WHAT IS NEEDED: Type out the complete listing below word for word, without its pictures.

GIVEN DATA:
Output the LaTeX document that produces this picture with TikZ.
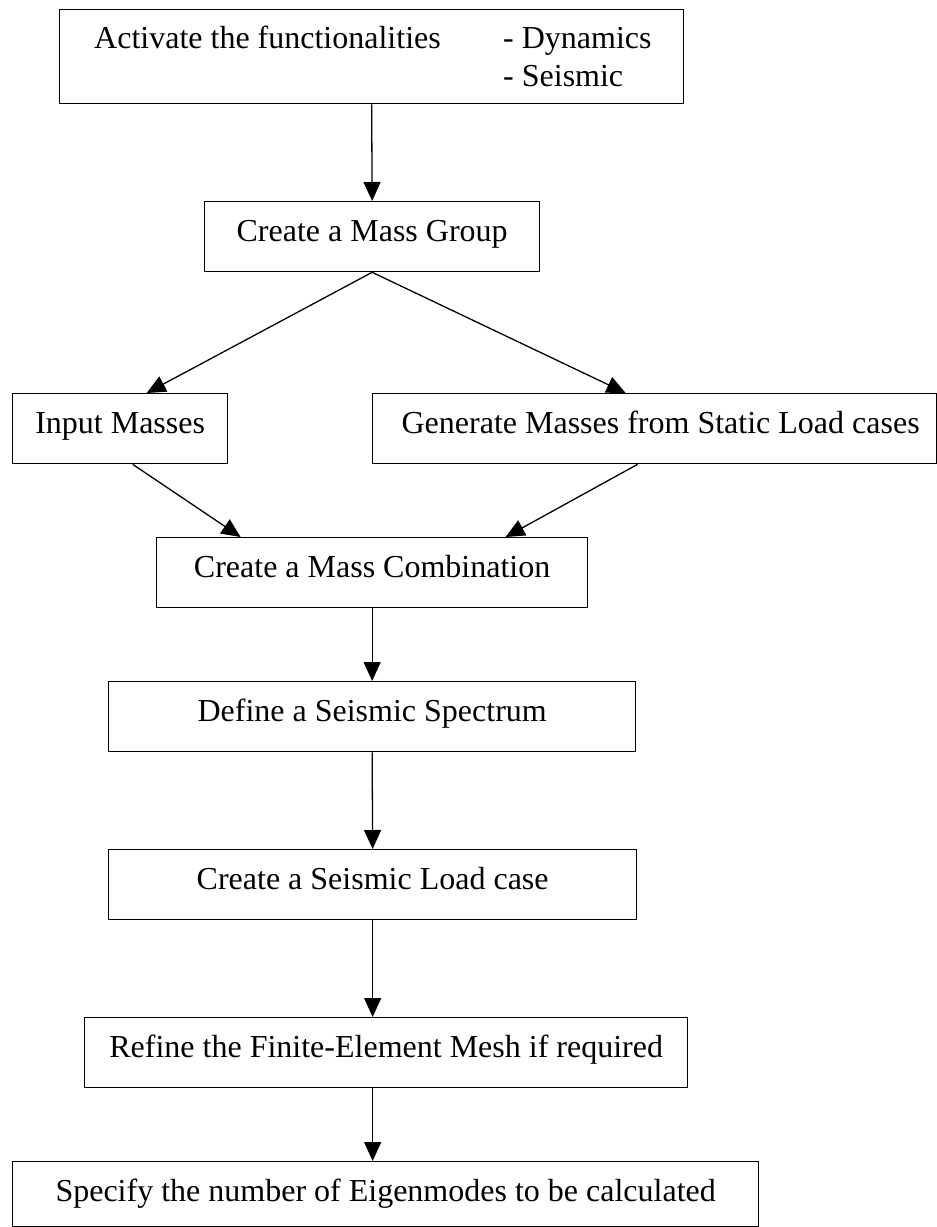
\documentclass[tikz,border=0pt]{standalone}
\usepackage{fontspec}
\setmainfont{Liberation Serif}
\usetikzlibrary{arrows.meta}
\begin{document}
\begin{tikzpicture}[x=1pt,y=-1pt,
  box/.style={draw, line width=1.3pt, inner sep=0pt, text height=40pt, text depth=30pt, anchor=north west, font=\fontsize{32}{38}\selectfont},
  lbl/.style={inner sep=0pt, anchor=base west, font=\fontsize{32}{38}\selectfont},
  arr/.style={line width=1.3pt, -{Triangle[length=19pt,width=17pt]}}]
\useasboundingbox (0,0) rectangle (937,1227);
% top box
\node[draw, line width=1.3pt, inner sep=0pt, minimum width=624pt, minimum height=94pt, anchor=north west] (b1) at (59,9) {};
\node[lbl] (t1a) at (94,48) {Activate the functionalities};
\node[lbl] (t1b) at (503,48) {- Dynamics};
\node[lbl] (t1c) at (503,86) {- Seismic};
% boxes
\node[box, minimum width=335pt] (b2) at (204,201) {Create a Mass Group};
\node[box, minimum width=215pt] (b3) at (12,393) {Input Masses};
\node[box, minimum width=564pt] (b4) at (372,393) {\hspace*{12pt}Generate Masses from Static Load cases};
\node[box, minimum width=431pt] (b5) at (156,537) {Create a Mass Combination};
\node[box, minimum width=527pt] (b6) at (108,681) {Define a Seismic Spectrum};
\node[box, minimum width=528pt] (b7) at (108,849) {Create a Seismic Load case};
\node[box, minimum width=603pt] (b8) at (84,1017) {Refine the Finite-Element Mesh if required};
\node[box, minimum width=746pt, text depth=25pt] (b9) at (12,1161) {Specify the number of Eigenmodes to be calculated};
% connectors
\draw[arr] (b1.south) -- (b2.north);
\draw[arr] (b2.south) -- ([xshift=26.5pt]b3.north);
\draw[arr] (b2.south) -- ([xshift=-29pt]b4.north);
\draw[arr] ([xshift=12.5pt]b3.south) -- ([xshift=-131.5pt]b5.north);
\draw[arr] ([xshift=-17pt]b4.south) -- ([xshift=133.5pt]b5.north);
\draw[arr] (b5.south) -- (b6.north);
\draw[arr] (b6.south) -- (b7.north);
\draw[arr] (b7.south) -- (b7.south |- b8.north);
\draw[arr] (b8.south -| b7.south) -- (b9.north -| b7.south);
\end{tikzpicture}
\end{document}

RESULT OF THIS EXERCISE:
Output the LaTeX document that produces this picture with TikZ.
\documentclass[tikz,border=0pt]{standalone}
\usepackage{fontspec}
\setmainfont{Liberation Serif}
\usetikzlibrary{arrows.meta}
\begin{document}
\begin{tikzpicture}[x=1pt,y=-1pt,
  box/.style={draw, line width=1.3pt, inner sep=0pt, text height=40pt, text depth=30pt, anchor=north west, font=\fontsize{32}{38}\selectfont},
  lbl/.style={inner sep=0pt, anchor=base west, font=\fontsize{32}{38}\selectfont},
  arr/.style={line width=1.3pt, -{Triangle[length=19pt,width=17pt]}}]
\useasboundingbox (0,0) rectangle (937,1227);
% top box
\node[draw, line width=1.3pt, inner sep=0pt, minimum width=624pt, minimum height=94pt, anchor=north west] (b1) at (59,9) {};
\node[lbl] (t1a) at (94,48) {Activate the functionalities};
\node[lbl] (t1b) at (503,48) {- Dynamics};
\node[lbl] (t1c) at (503,86) {- Seismic};
% boxes
\node[box, minimum width=335pt] (b2) at (204,201) {Create a Mass Group};
\node[box, minimum width=215pt] (b3) at (12,393) {Input Masses};
\node[box, minimum width=564pt] (b4) at (372,393) {\hspace*{12pt}Generate Masses from Static Load cases};
\node[box, minimum width=431pt] (b5) at (156,537) {Create a Mass Combination};
\node[box, minimum width=527pt] (b6) at (108,681) {Define a Seismic Spectrum};
\node[box, minimum width=528pt] (b7) at (108,849) {Create a Seismic Load case};
\node[box, minimum width=603pt] (b8) at (84,1017) {Refine the Finite-Element Mesh if required};
\node[box, minimum width=746pt, text depth=25pt] (b9) at (12,1161) {Specify the number of Eigenmodes to be calculated};
% connectors
\draw[arr] (b1.south) -- (b2.north);
\draw[arr] (b2.south) -- ([xshift=26.5pt]b3.north);
\draw[arr] (b2.south) -- ([xshift=-29pt]b4.north);
\draw[arr] ([xshift=12.5pt]b3.south) -- ([xshift=-131.5pt]b5.north);
\draw[arr] ([xshift=-17pt]b4.south) -- ([xshift=133.5pt]b5.north);
\draw[arr] (b5.south) -- (b6.north);
\draw[arr] (b6.south) -- (b7.north);
\draw[arr] (b7.south) -- (b7.south |- b8.north);
\draw[arr] (b8.south -| b7.south) -- (b9.north -| b7.south);
\end{tikzpicture}
\end{document}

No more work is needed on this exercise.